What is a Good Current Ratio?
Obviously, the higher the ratio, the healthier and more solvent the company is. And the higher the ratio, the greater the opportunity a company has for growth and expansion, not to mention the ability to secure more financing for growth. 1.5 and above can be considered a good number, and getting up beyond 2.0 is great. But, again, it can vary at different times.
How often should you calculate your current ratio? Large enterprises have software that crunches the numbers on a daily basis. You can get this calculation through some accounting software as well and then set up a schedule for reporting. The more often you do this, though, the better, because it will allow you to take proactive steps to increase your cash assets if you see your ratio slipping.
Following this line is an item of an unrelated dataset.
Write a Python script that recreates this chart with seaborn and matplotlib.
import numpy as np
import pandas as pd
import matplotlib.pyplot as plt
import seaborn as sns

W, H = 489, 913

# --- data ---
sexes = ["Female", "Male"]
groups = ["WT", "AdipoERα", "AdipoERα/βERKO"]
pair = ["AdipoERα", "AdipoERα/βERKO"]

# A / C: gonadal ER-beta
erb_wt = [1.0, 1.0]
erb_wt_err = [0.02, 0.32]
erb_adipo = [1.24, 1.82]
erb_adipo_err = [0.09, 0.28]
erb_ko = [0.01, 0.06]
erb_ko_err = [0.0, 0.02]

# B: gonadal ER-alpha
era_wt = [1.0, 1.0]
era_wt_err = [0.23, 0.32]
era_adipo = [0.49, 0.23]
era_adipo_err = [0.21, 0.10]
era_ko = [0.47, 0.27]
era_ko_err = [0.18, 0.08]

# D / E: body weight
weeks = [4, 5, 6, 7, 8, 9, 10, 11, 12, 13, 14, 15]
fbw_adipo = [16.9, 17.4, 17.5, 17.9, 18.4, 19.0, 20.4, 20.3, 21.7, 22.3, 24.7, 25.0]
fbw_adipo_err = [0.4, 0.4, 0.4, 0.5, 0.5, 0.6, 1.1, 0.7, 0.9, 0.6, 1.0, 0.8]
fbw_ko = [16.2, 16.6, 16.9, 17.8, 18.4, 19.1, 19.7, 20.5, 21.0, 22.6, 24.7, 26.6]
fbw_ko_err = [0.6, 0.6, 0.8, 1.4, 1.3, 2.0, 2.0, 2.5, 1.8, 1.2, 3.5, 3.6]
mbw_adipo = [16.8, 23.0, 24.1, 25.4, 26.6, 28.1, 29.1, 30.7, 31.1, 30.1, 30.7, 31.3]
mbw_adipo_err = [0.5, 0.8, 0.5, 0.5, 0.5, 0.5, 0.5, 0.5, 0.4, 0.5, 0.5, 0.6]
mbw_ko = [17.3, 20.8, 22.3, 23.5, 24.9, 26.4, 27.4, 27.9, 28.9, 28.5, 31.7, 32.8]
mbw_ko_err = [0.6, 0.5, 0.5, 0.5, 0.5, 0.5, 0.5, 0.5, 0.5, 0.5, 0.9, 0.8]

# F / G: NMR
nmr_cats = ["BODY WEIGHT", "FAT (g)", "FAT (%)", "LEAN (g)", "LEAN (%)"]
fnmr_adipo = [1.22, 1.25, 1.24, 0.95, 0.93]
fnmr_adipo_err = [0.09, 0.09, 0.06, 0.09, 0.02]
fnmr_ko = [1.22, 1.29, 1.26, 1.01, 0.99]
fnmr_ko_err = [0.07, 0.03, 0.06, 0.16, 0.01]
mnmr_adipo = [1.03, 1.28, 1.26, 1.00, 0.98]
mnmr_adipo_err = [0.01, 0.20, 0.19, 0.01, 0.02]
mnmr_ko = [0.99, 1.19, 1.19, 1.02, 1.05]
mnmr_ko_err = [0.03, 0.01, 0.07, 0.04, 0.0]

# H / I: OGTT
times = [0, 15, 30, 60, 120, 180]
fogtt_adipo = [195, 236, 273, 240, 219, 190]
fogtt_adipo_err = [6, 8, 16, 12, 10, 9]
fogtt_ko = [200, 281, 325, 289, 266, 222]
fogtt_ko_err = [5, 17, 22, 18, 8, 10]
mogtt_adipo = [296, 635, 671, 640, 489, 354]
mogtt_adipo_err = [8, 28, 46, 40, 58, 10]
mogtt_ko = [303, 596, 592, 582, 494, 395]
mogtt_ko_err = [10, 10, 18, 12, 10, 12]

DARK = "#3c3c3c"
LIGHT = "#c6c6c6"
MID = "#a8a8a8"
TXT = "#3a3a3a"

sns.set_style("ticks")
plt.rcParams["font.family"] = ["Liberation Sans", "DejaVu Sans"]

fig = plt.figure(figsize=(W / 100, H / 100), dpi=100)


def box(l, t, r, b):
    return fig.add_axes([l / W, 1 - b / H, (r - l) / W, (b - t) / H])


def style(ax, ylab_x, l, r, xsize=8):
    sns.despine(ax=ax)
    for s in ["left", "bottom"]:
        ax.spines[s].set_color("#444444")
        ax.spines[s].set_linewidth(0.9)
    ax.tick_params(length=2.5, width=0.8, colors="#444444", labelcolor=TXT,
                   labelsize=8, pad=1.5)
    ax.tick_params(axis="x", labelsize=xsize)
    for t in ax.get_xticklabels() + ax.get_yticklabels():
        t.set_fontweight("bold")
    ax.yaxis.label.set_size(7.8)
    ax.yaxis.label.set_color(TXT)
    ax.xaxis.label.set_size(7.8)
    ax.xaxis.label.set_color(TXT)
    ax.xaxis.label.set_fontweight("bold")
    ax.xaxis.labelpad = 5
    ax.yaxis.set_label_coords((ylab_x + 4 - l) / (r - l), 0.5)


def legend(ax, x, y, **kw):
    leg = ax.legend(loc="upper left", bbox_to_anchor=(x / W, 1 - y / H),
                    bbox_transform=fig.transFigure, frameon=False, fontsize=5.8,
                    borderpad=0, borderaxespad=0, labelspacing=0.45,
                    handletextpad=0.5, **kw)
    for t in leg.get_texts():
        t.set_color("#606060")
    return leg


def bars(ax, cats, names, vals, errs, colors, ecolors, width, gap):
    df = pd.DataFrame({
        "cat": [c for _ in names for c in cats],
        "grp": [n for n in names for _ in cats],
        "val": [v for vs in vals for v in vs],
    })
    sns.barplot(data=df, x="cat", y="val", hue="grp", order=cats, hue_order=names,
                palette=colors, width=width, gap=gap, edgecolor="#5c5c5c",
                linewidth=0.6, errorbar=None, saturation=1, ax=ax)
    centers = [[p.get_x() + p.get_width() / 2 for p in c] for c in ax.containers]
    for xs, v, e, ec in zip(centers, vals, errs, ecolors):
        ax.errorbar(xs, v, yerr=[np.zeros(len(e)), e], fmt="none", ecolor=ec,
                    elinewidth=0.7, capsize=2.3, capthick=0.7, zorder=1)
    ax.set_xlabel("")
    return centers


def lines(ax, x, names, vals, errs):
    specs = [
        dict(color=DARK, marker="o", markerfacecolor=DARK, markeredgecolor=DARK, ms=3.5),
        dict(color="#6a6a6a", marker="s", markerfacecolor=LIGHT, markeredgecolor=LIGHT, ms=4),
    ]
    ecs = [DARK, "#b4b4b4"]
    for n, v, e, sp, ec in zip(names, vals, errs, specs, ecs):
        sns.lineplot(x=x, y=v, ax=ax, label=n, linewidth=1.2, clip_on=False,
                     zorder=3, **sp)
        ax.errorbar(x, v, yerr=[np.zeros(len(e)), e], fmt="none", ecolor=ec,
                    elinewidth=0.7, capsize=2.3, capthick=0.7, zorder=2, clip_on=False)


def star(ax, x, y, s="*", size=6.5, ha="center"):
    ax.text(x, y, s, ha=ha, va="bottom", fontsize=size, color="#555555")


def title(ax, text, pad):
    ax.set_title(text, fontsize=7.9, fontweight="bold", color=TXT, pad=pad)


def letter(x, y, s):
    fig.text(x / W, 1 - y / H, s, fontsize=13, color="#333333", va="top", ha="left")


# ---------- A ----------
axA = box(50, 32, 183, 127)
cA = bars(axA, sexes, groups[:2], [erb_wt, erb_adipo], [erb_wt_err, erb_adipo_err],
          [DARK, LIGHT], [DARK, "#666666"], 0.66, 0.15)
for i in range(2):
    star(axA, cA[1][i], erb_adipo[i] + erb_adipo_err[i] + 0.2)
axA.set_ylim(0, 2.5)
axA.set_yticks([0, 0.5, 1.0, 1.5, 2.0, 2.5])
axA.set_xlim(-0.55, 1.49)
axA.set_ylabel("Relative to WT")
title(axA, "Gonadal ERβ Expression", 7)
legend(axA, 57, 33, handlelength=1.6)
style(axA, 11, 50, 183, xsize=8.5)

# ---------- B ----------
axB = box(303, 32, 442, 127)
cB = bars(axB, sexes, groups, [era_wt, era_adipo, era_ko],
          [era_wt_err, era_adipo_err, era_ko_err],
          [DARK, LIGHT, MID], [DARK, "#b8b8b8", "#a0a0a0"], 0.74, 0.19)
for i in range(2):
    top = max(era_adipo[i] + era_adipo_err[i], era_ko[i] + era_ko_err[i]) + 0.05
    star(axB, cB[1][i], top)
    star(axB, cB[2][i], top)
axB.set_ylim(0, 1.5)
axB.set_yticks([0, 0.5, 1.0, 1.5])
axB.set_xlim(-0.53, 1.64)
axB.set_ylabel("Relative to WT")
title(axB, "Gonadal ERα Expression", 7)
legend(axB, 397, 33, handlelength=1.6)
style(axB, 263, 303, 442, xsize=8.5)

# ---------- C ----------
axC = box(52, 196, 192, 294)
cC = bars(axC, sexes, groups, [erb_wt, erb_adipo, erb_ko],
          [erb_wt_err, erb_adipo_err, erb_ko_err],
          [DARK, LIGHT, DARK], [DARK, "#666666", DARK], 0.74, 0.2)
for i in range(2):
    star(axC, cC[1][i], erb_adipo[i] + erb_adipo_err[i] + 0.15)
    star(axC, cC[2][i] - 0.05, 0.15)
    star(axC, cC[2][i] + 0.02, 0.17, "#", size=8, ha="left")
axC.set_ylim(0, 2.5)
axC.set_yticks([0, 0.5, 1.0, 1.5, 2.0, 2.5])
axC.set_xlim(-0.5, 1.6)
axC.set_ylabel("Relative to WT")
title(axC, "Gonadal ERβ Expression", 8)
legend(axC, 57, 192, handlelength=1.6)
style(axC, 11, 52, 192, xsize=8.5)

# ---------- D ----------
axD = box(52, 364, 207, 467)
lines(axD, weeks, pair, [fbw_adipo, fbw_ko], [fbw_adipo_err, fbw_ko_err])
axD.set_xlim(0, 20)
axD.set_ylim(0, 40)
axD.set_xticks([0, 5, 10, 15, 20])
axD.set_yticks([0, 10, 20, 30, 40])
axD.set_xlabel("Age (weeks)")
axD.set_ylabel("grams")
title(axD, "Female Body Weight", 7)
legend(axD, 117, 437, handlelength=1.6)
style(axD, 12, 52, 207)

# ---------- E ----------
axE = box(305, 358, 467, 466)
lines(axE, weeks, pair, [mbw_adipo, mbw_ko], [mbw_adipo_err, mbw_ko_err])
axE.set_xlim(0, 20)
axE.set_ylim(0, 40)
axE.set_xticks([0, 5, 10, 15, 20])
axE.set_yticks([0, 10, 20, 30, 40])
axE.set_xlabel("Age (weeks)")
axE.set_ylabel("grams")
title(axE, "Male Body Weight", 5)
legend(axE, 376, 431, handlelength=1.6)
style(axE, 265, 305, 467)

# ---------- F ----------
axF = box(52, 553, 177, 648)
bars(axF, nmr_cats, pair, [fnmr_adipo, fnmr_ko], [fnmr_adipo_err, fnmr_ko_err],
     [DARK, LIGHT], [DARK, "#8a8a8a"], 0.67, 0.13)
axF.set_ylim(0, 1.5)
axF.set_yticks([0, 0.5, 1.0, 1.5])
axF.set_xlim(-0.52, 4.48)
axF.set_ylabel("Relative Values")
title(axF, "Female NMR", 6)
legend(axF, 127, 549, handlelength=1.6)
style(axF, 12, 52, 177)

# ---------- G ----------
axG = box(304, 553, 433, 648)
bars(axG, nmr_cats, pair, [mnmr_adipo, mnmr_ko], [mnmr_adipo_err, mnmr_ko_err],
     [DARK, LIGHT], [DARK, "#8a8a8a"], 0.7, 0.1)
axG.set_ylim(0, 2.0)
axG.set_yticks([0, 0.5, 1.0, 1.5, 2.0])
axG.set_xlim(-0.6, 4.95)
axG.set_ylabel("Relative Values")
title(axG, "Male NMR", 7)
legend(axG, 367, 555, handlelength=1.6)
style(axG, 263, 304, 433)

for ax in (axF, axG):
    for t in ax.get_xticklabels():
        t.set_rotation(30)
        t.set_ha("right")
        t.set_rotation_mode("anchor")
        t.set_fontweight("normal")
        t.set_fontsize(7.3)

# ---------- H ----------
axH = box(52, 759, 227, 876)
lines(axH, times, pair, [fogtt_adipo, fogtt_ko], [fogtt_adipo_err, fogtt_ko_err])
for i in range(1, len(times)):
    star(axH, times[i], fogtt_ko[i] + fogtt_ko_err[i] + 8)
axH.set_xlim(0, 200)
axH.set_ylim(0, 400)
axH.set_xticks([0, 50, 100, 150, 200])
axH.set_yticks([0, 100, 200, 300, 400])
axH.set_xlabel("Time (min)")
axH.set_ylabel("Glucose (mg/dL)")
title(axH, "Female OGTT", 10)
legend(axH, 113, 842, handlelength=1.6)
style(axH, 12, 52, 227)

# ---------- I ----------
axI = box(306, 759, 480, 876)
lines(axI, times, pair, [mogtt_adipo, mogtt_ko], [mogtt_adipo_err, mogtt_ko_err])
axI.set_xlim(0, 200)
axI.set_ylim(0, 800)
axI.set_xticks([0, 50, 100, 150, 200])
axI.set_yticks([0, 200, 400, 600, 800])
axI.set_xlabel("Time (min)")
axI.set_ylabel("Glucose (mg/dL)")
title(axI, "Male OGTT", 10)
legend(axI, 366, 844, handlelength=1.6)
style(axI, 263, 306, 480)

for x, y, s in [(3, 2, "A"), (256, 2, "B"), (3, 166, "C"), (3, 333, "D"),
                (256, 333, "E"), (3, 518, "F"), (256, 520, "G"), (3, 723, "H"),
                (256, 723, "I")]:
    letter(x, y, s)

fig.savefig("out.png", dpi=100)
Are There Limitations to Current Ratio?
The short answer is yes, there are. Using the basic formula and nothing else holds the following limitations:
- It does not provide the details, especially of assets, that can actually impact the ability to pay bills
- Taken in isolation, the current ratio does not give enough information about the company and other aspects of its operations.
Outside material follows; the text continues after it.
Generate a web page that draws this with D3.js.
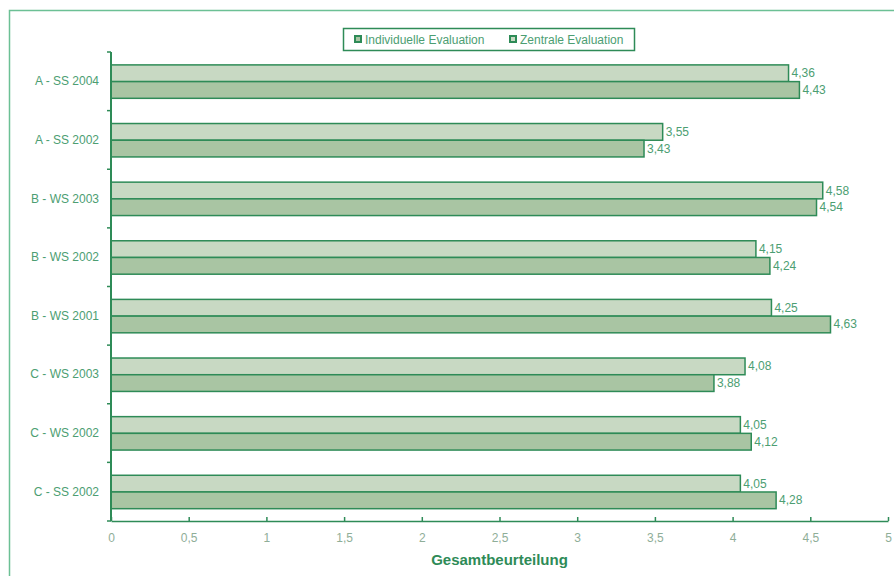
<!DOCTYPE html>
<html>
<head>
<meta charset="utf-8">
<script src="https://cdn.jsdelivr.net/npm/d3@7"></script>
<style>
  body { margin: 0; background: #fff; }
  svg { display: block; font-family: "Liberation Sans", Arial, sans-serif; }
</style>
</head>
<body>
<svg id="chart" width="894" height="576"></svg>
<script>
// categories from top to bottom
var categories = ["A - SS 2004", "A - SS 2002", "B - WS 2003", "B - WS 2002",
                  "B - WS 2001", "C - WS 2003", "C - WS 2002", "C - SS 2002"];
var seriesNames = ["Individuelle Evaluation", "Zentrale Evaluation"];
var individuell = [4.43, 3.43, 4.54, 4.24, 4.63, 3.88, 4.12, 4.28];   // lower bar
var zentral     = [4.36, 3.55, 4.58, 4.15, 4.25, 4.08, 4.05, 4.05];   // upper bar
var xTicks = [0, 0.5, 1, 1.5, 2, 2.5, 3, 3.5, 4, 4.5, 5];

var green = "#2e8b57",
    textGreen = "#4c9e72",
    tickGrey = "#8fae98";

var svg = d3.select("#chart");

// outer frame (only left and top edges visible)
svg.append("path")
    .attr("d", "M9.5,576 L9.5,10.5 L894,10.5")
    .attr("fill", "none")
    .attr("stroke", "#6cc095")
    .attr("stroke-width", 1.5);

var x = d3.scaleLinear().domain([0, 5]).range([111, 888]);
var y = d3.scaleBand().domain(categories).range([52, 521]);
var sub = d3.scaleBand().domain(["zentral", "individuell"])
    .range([y.bandwidth() * 0.22, y.bandwidth() * 0.79]);

var rows = categories.map(function(c, i) {
    return [
        {cat: c, key: "zentral", value: zentral[i], fill: "#c8d9c3"},
        {cat: c, key: "individuell", value: individuell[i], fill: "#a9c5a3"}
    ];
});
var bars = d3.merge(rows);

svg.append("g").selectAll("rect")
    .data(bars)
    .enter().append("rect")
    .attr("x", x(0))
    .attr("y", function(d) { return y(d.cat) + sub(d.key); })
    .attr("width", function(d) { return x(d.value) - x(0); })
    .attr("height", sub.bandwidth())
    .attr("fill", function(d) { return d.fill; })
    .attr("stroke", green)
    .attr("stroke-width", 1.5);

// value labels
svg.append("g").selectAll("text")
    .data(bars)
    .enter().append("text")
    .attr("x", function(d) { return x(d.value) + 3; })
    .attr("y", function(d) { return y(d.cat) + sub(d.key) + sub.bandwidth() / 2 + 4; })
    .attr("font-size", 12)
    .attr("fill", textGreen)
    .text(function(d) { return d.value.toFixed(2).replace(".", ","); });

// x axis
var xAxis = svg.append("g")
    .attr("transform", "translate(0,521)")
    .call(d3.axisBottom(x).tickValues(xTicks).tickSizeInner(-4).tickSizeOuter(0)
        .tickFormat(function(d) { return String(d).replace(".", ","); }));
xAxis.select(".domain").attr("stroke", green).attr("stroke-width", 1.5);
xAxis.selectAll(".tick line").attr("stroke", green).attr("stroke-width", 1.5);
xAxis.selectAll(".tick text")
    .attr("y", 12)
    .attr("font-size", 12)
    .attr("font-family", "Liberation Sans, Arial, sans-serif")
    .attr("fill", tickGrey);

// y axis with ticks between categories
var yAxis = svg.append("g").attr("transform", "translate(111,0)");
yAxis.append("line")
    .attr("y1", 52).attr("y2", 521)
    .attr("stroke", green).attr("stroke-width", 2);
yAxis.selectAll("line.sep")
    .data(categories.concat(["end"]))
    .enter().append("line")
    .attr("class", "sep")
    .attr("x1", -4).attr("x2", 0)
    .attr("y1", function(d, i) { return 52 + i * y.step(); })
    .attr("y2", function(d, i) { return 52 + i * y.step(); })
    .attr("stroke", green).attr("stroke-width", 1.5);
yAxis.selectAll("text")
    .data(categories)
    .enter().append("text")
    .attr("x", -12)
    .attr("y", function(d) { return y(d) + y.bandwidth() / 2 + 4; })
    .attr("text-anchor", "end")
    .attr("font-size", 12)
    .attr("fill", textGreen)
    .text(function(d) { return d; });

// axis title
svg.append("text")
    .attr("x", (x(0) + x(5)) / 2)
    .attr("y", 565)
    .attr("text-anchor", "middle")
    .attr("font-size", 15)
    .attr("font-weight", "bold")
    .attr("fill", green)
    .text("Gesamtbeurteilung");

// legend
var legend = svg.append("g");
legend.append("rect")
    .attr("x", 343.5).attr("y", 28.5)
    .attr("width", 291).attr("height", 22)
    .attr("fill", "#fff")
    .attr("stroke", green)
    .attr("stroke-width", 1.5);
var legendX = [355, 510];
var legendFill = ["#a9c5a3", "#c8d9c3"];
seriesNames.forEach(function(name, i) {
    legend.append("rect")
        .attr("x", legendX[i]).attr("y", 36)
        .attr("width", 6).attr("height", 6)
        .attr("fill", legendFill[i])
        .attr("stroke", green)
        .attr("stroke-width", 2);
    legend.append("text")
        .attr("x", legendX[i] + 10).attr("y", 43.5)
        .attr("font-size", 12)
        .attr("fill", textGreen)
        .text(name);
});
</script>
</body>
</html>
- This ratio is subject to manipulation, especially in the valuation of non-cash assets, in order to provide a better ratio.
As with most accounting calculations for specific financial information, the current ratio tabulation is only one piece of information in a much larger financial picture. Is it an important calculation? Of course. As a small business owner, you need to know where you really stand vis a vis your assets and your debts, and you need to know it frequently. Your “wiggle room” is far less than larger enterprises, and you need to be proactive to ensure that you can pay your short-term debts.